Giovanni Arrighi, The Long Twentieth Century

Utterly irredeemable garbage.

This was sold to me as a kind of sequel to Braudel's Civilization & Capitalism, one of my favorite books. I was really disappointed to find something completely different; Arrighi has none of Braudel's strengths, but is happy to copy his weaknesses. He displays none of the curiosity, none of the interest in data (while Braudel's work is filled with numbers, it would not surprise me if Arrighi was innumerate). But he does share Braudel's attitude towards growth (which is to say that he ignores it). To ignore productivity growth in a study of the 15-18th centuries is bad enough; to ignore it in a study of the "long twentieth century" is downright deranged. Not to mention ignoring demographics...

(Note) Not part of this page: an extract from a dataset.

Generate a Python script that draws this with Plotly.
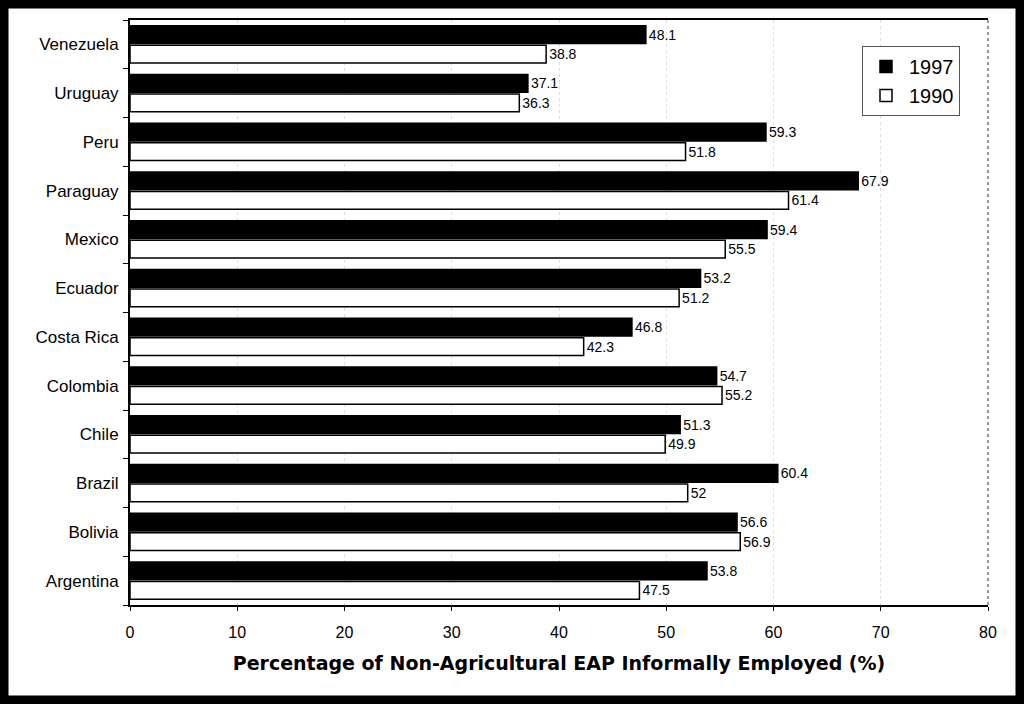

Arrighi writes about economic history but does not seem to have opened even a 101 econ book in his life. He frequently uses terms of art like "comparative advantage" incorrectly. Wild causal claims are made without any basis in data whatsoever.

While Braudel famously approached history in a highly quantitative manner, for Arrighi economics seem to be a kind of language game rather than something that can be measured and analyzed. It's all "as X has argued..", "as Y has suggested..."! Evidence? What's that? He likes to quote Robert Reich! His predictions about the US's decline have of course not been borne out. And it's terribly written on top of everything.

Indeed, to be the Venice of the nineteenth century was still the objective advocated for Britain by leading members of its business community at the end of the Napoleonic Wars. And the same analogy was evoked again – albeit with negative connotations – when the nineteenth-century expansion of British wealth and power began reaching its limits.